La maison est censée dans l'analyse psychanalytique le rêveur lui-même. La maison est l'endroit qui nous abrite, c'est à dire le corps le plus externe de nous-même. Elle peut représenter l'image que l'on donne à autrui. Il reste à voir comment cette maison apparait dans le rêve. Est-elle délabréé, cossue, imposante, effrayante?...La maison est aussi l'endroit où l'on invite l'autre en soi. Quelle est donc notre capacité à l'ouverture (fenêtres, portes, cheminées), à l'écoute? Le rêve se déroule-t-il dans la maison ou à l'extérieur?
Je vous laisse continuer seul ce dialogue avec le rêve ne souhaitant pas dévoiler l'intime message que ces noces ont voulu me révéler...Intime et très beau message. 

2 commentaires:

  1. Bonjour Nout :-)

    J'ai lu avec intérêt votre rêve et ce que vous dites de votre façon d'aborder vos rêves.
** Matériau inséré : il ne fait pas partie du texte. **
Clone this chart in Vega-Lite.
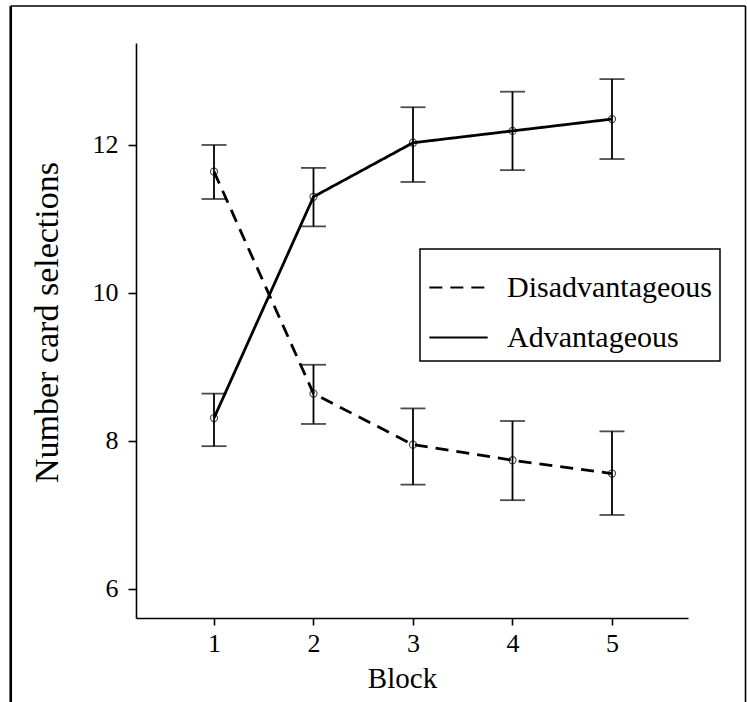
{
  "$schema": "https://vega.github.io/schema/vega-lite/v6.json",
  "autosize": {"type": "none"},
  "width": 552,
  "height": 575,
  "padding": {"left": 136, "top": 43, "right": 59, "bottom": 84},
  "background": "white",
  "config": {
    "view": {"stroke": null},
    "font": "Liberation Serif",
    "axis": {
      "grid": false,
      "domainColor": "black",
      "domainWidth": 1.6,
      "tickColor": "black",
      "tickWidth": 1.6,
      "labelFont": "Liberation Serif",
      "labelColor": "black",
      "labelFontSize": 26,
      "titleFont": "Liberation Serif",
      "titleColor": "black",
      "titleFontWeight": "normal"
    },
    "legend": {
      "labelFont": "Liberation Serif",
      "labelColor": "black",
      "strokeWidth": 1.5
    }
  },
  "data": {
    "values": [
      {"block": 1, "type": "Disadvantageous", "mean": 11.64, "lo": 11.27, "hi": 12.0},
      {"block": 2, "type": "Disadvantageous", "mean": 8.64, "lo": 8.23, "hi": 9.03},
      {"block": 3, "type": "Disadvantageous", "mean": 7.95, "lo": 7.41, "hi": 8.44},
      {"block": 4, "type": "Disadvantageous", "mean": 7.74, "lo": 7.2, "hi": 8.27},
      {"block": 5, "type": "Disadvantageous", "mean": 7.56, "lo": 7.0, "hi": 8.13},
      {"block": 1, "type": "Advantageous", "mean": 8.31, "lo": 7.93, "hi": 8.64},
      {"block": 2, "type": "Advantageous", "mean": 11.3, "lo": 10.9, "hi": 11.69},
      {"block": 3, "type": "Advantageous", "mean": 12.03, "lo": 11.5, "hi": 12.51},
      {"block": 4, "type": "Advantageous", "mean": 12.19, "lo": 11.66, "hi": 12.72},
      {"block": 5, "type": "Advantageous", "mean": 12.35, "lo": 11.81, "hi": 12.89}
    ]
  },
  "layer": [
    {
      "data": {"values": [{"edge": "left"}]},
      "mark": {"type": "rule", "color": "black", "strokeWidth": 2.6, "clip": false},
      "encoding": {
        "x": {"datum": -1.043, "type": "quantitative"},
        "y": {"datum": 13.878, "type": "quantitative"},
        "y2": {"datum": 4.0}
      }
    },
    {
      "data": {"values": [{"edge": "top"}]},
      "mark": {"type": "rule", "color": "black", "strokeWidth": 1.6, "clip": false},
      "encoding": {
        "x": {"datum": -1.043, "type": "quantitative"},
        "x2": {"datum": 6.342},
        "y": {"datum": 13.878, "type": "quantitative"}
      }
    },
    {
      "data": {"values": [{"edge": "right"}]},
      "mark": {"type": "rule", "color": "black", "strokeWidth": 1.6, "clip": false},
      "encoding": {
        "x": {"datum": 6.342, "type": "quantitative"},
        "y": {"datum": 13.878, "type": "quantitative"},
        "y2": {"datum": 4.0}
      }
    },
    {
      "mark": {"type": "rule", "color": "black", "strokeWidth": 1.8},
      "encoding": {
        "x": {
          "field": "block",
          "type": "quantitative",
          "scale": {"domain": [0.216, 5.764], "nice": false, "zero": false},
          "axis": {
            "title": "Block",
            "values": [1, 2, 3, 4, 5],
            "format": "d",
            "tickSize": 7,
            "labelPadding": 5,
            "titleFontSize": 29,
            "titlePadding": 8,
            "titleX": 266
          }
        },
        "y": {
          "field": "lo",
          "type": "quantitative",
          "scale": {"domain": [5.608, 13.378], "nice": false, "zero": false},
          "axis": {
            "title": "Number card selections",
            "values": [6, 8, 10, 12],
            "format": "d",
            "tickSize": 8,
            "labelPadding": 10,
            "titleFontSize": 34,
            "titlePadding": 28,
            "titleY": 279
          }
        },
        "y2": {"field": "hi"}
      }
    },
    {
      "mark": {"type": "tick", "orient": "horizontal", "color": "black", "size": 25, "thickness": 1.8},
      "encoding": {
        "x": {"field": "block", "type": "quantitative"},
        "y": {"field": "lo", "type": "quantitative"}
      }
    },
    {
      "mark": {"type": "tick", "orient": "horizontal", "color": "black", "size": 25, "thickness": 1.8},
      "encoding": {
        "x": {"field": "block", "type": "quantitative"},
        "y": {"field": "hi", "type": "quantitative"}
      }
    },
    {
      "mark": {"type": "line", "color": "black", "strokeWidth": 2.8},
      "encoding": {
        "x": {"field": "block", "type": "quantitative"},
        "y": {"field": "mean", "type": "quantitative"},
        "strokeDash": {
          "field": "type",
          "type": "nominal",
          "scale": {"domain": ["Disadvantageous", "Advantageous"], "range": [[13, 8], [1, 0]]},
          "legend": {
            "title": null,
            "orient": "none",
            "legendX": 284,
            "legendY": 206,
            "strokeColor": "black",
            "fillColor": "white",
            "padding": 8,
            "rowPadding": 4,
            "symbolType": "stroke",
            "symbolSize": 3400,
            "symbolStrokeWidth": 2,
            "symbolStrokeColor": "black",
            "labelFontSize": 30,
            "labelOffset": 18,
            "labelLimit": 400
          }
        }
      }
    },
    {
      "mark": {"type": "point", "shape": "circle", "filled": false, "color": "black", "size": 50, "strokeWidth": 1.2},
      "encoding": {
        "x": {"field": "block", "type": "quantitative"},
        "y": {"field": "mean", "type": "quantitative"}
      }
    }
  ]
}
Je vous propose une lecture, hypothétique bien sûr, de ces noces très "numineuses". Je prête moi aussi attention à mes rêves, depuis longtemps.
    Une vallée verte et sauvage peut évoquer une féminité au sens large de ce mot (creux = yin), en croissance ou en potentiels de développements à venir (verte = pousses, etc.) et que l'on peut cultiver encore (elle est sauvage) ou peut-être aussi qui est assez libre, pas trop noyautée, pas sclérosée. La maison représente souvent notre personnalité, la "construction" de notre personnalité, la façon dont nous (nous) sommes construits s'y retrouve.
    L'homme 'sans visage', futur époux dont vous êtes follement éprise, peut évoquer l'homme intérieur, l'aspect masculin complémentaire au sein d'une personnalité féminine, cet aspect que C.G.Jung a nommé "animus", figure essentielle du monde intérieur d'une femme qui peut assurer, en tant que médiateur, la relation entre le conscient féminin et l'arrière-plan inconscient le plus vaste. Entrer dans un échange d'amour avec l'animus est ainsi essentiel pour une femme, tout comme entrer en relation d'amour avec l'anima est essentiel pour un homme. L'animus et l'anima sont pour l'homme et pour la femme les clés d'un élargissement de leur personnalité, de leur vie, de leur rapport au monde, de leur créativité, ce qui correspond, je crois, à la beauté et à la force évocatrice, voire créatrice, des mots du Coran dits dans le rêve.
    Les partenaires extérieurs concrets, compagnons ou compagnes, sont les "supports" de ces aspects intérieurs complémentaires de chaque sexe.
    Je suis tenté de faire une lecture du mot Coran "en langue des oiseaux", lecture phonétique s'attachant au sens second des mots, au delà de leur connotation habituelle. Je lirais donc : Cor en, c'est à dire 'cœur en', cœur dedans ou dans le cœur. L'amour en soi-même, au cœur de soi, sans passer par le partenaire extérieur, ce qui ne signifie pas que celui-ci n'a plus de place ou devient sans importance*, mais c'est que la relation est également engagée au cœur de soi entre l'aspect féminin conscient et l'aspect masculin intérieur (l'animus). Ce qui est une excellente chose en soi et explique "La joie incroyable d'épouser cet homme".
    Le fait que cet homme n'ait pas de visage peut souligner sa nature toute intérieure ou peut suggérer que c'est une première approche de cette réalité qu'est l'homme intérieur et que ce visage se dessinera de plus en plus nettement dans les rêves à venir, au fur et à mesure que cette relation s'étoffera.

    Amezeg

    * Une relation "extérieure" avec un homme peut sans doute se trouver induite, ou confirmée, ou valorisée, par la rencontre intérieure avec l'animus, et réciproquement.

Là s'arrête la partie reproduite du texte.